Question

When 0.05 M dimethyl amine is dissolve in 0.1M NaOH solution then the percentage dissociation of dimethylamine is$({{K}_{b}}){{(C{{H}_{2}})}_{2}}NH=5 \times {{10}^{-4}}$
(A) $5 \times {{10}^{-5}}$
(B) $5 \times {{10}^{-3}}$
(C) $5 \times{{10}^{-1}}$
(D) $5 \times{{10}^{-2}}$

Answer 1

Hint: To calculate the percentage dissociation of a base we can divide the mass of the dissociated ions by the total mass of the dissociated and the undissociated species and then multiply it with 100 to convert it into percentage.

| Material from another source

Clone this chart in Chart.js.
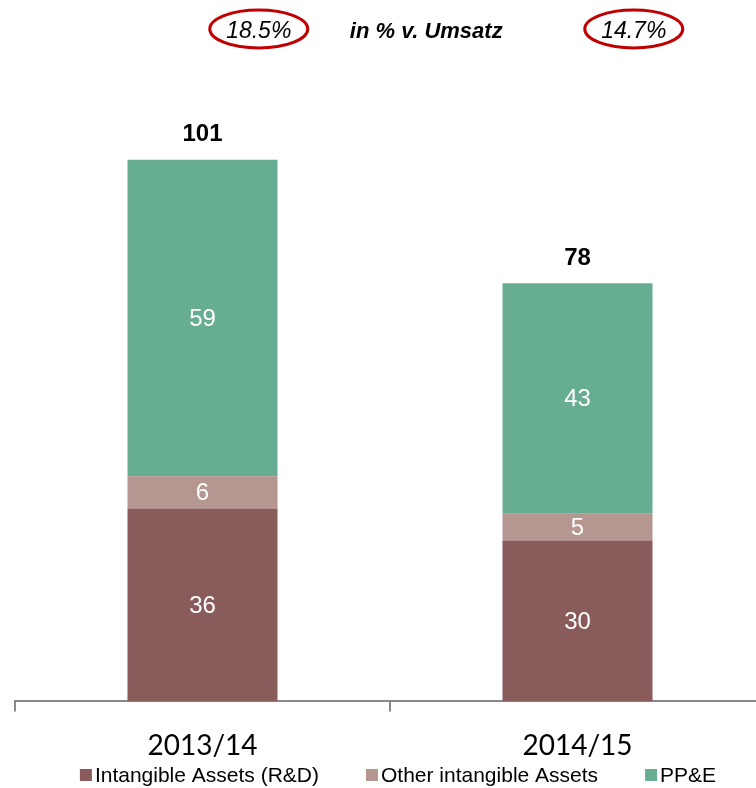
<!DOCTYPE html>
<html>
<head>
<meta charset="utf-8">
<script src="https://cdn.jsdelivr.net/npm/chart.js@4/dist/chart.umd.min.js"></script>
<style>
  html, body { margin: 0; padding: 0; background: #fff; overflow: hidden; }
  #wrap { width: 756px; height: 788px; overflow: hidden; }
</style>
</head>
<body>
<div id="wrap"><canvas id="chart" width="780" height="788"></canvas></div>
<script>
// data
const years = ['2013/14', '2014/15'];
const rdAssets = [36, 30];
const otherIntangible = [6, 5];
const ppe = [59, 43];
const pctOfSales = ['18.5%', '14.7%'];
const pctCaption = 'in % v. Umsatz';

const totals = years.map((y, i) => rdAssets[i] + otherIntangible[i] + ppe[i]);
const FONT = '"Liberation Sans", Arial, sans-serif';

// white numbers inside the segments + bold totals on top
const valueLabels = {
  id: 'valueLabels',
  afterDatasetsDraw(chart) {
    const ctx = chart.ctx;
    ctx.save();
    ctx.textAlign = 'center';
    ctx.textBaseline = 'middle';
    ctx.font = '24px ' + FONT;
    ctx.fillStyle = '#fff';
    chart.data.datasets.forEach((ds, di) => {
      chart.getDatasetMeta(di).data.forEach((bar, i) => {
        const mid = (bar.y + bar.base) / 2;
        ctx.fillText(ds.data[i], bar.x, mid + 1);
      });
    });
    const top = chart.getDatasetMeta(chart.data.datasets.length - 1).data;
    ctx.font = 'bold 24px ' + FONT;
    ctx.fillStyle = '#000';
    top.forEach((bar, i) => {
      ctx.fillText(totals[i], bar.x, bar.y - 25);
    });
    ctx.restore();
  }
};

// circled percentages above the chart
const pctHeader = {
  id: 'pctHeader',
  afterDraw(chart) {
    const ctx = chart.ctx;
    const xs = chart.scales.x;
    const step = xs.getPixelForValue(1) - xs.getPixelForValue(0);
    const y = 29;
    ctx.save();
    ctx.textAlign = 'center';
    ctx.textBaseline = 'middle';
    const centers = [];
    pctOfSales.forEach((p, i) => {
      const cx = xs.getPixelForValue(i) + step * 0.15;
      centers.push(cx);
      ctx.beginPath();
      ctx.ellipse(cx, y, 49, 19, 0, 0, Math.PI * 2);
      ctx.strokeStyle = '#C00000';
      ctx.lineWidth = 3;
      ctx.stroke();
      ctx.font = 'italic 23px ' + FONT;
      ctx.fillStyle = '#000';
      ctx.fillText(p, cx, y + 3);
    });
    ctx.font = 'bold italic 22px ' + FONT;
    ctx.fillText(pctCaption, (centers[0] + centers[1]) / 2 - 20, y + 3);
    ctx.restore();
  }
};

// legend: square + text close together, wide gaps between entries
const bottomLegend = {
  id: 'bottomLegend',
  afterDraw(chart) {
    const ctx = chart.ctx;
    const box = 12, gapText = 3, gapItem = 47, y = 775;
    ctx.save();
    ctx.font = '21px ' + FONT;
    ctx.textBaseline = 'middle';
    const items = chart.data.datasets.map(ds => ({
      text: ds.label, color: ds.backgroundColor, w: ctx.measureText(ds.label).width
    }));
    const total = items.reduce((s, it) => s + box + gapText + it.w, 0) + gapItem * (items.length - 1);
    const ca = chart.chartArea;
    let x = (ca.left + ca.right) / 2 + 8 - total / 2;
    items.forEach(it => {
      ctx.fillStyle = it.color;
      ctx.fillRect(x, y - box / 2, box, box);
      ctx.fillStyle = '#000';
      ctx.fillText(it.text, x + box + gapText, y + 1);
      x += box + gapText + it.w + gapItem;
    });
    ctx.restore();
  }
};

new Chart(document.getElementById('chart'), {
  type: 'bar',
  data: {
    labels: years,
    datasets: [
      { label: 'Intangible Assets (R&D)', data: rdAssets, backgroundColor: '#8A5B5B' },
      { label: 'Other intangible Assets', data: otherIntangible, backgroundColor: '#B59690' },
      { label: 'PP&E', data: ppe, backgroundColor: '#67AD92' }
    ]
  },
  options: {
    responsive: false,
    animation: false,
    categoryPercentage: 1,
    barPercentage: 0.4,
    layout: { padding: { top: 58, left: 15, right: 15, bottom: 7 } },
    plugins: {
      legend: { display: false },
      tooltip: { enabled: false }
    },
    scales: {
      x: {
        stacked: true,
        grid: {
          drawOnChartArea: false,
          drawTicks: true,
          tickLength: 10,
          color: '#898989',
          lineWidth: 2,
          offset: true
        },
        border: { color: '#898989', width: 2 },
        ticks: {
          color: '#000',
          padding: 18,
          font: { family: 'Lato, sans-serif', size: 28 }
        }
      },
      y: {
        stacked: true,
        display: false,
        min: 0,
        max: 120
      }
    }
  },
  plugins: [valueLabels, pctHeader, bottomLegend]
});
</script>
</body>
</html>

Complete step by step solution:
The base dissociation constant or the ionization constant is the measurement of the basic strength of the solution. Weak base is a base which dissociates partially into ions in water or in the aqueous solution. The ionization reaction of either a weak acid or a weak base is irreversible.
Given in the question:
Molarity of dimethyl amine = 0.05M
Molarity of the NaOH solution = 0.1M
The value of $({{K}_{b}}){{(C{{H}_{2}})}_{2}}NH=5 \times {{10}^{-4}}$
Dimethyl amine is a weak base so it dissociates partially so let’s assume that dimethyl amine dissociates $\alpha $after dissolving.
The concentration of the hydroxyl ion after dissociation will be the sum of the hydroxyl ions from NaOH and the sum of the hydroxyl ions by dimethyl amine
\[[O{{H}^{-}}]=0.1+0.05\alpha \]
0.05 is so small that it can be neglected in front of 0.1, so the concentration of the hydroxyl ion will be = 0.1
Now the dissociation constant will be ${{K}_{b}}=\dfrac{[C\alpha ][O{{H}^{-}}]}{[C-C\alpha ]}$
\[\begin{align}
& (5)({{10}^{-4}})=\dfrac{(\alpha )(0.1)}{1-\alpha } \\
& \alpha =(5)({{10}^{-1}}) \\
\end{align}\]

Hence the correct answer is option ©.

Note: Dissociation is basically the separation of ions that occurs when a solid compound dissolves. Strong acids and the strong bases completely dissociates and the value of degree of dissociation for strong acids and strong bases is approximately equal to 1. The ionization reaction of the acids and bases are reversible which means that the products can combine again and form the reactants.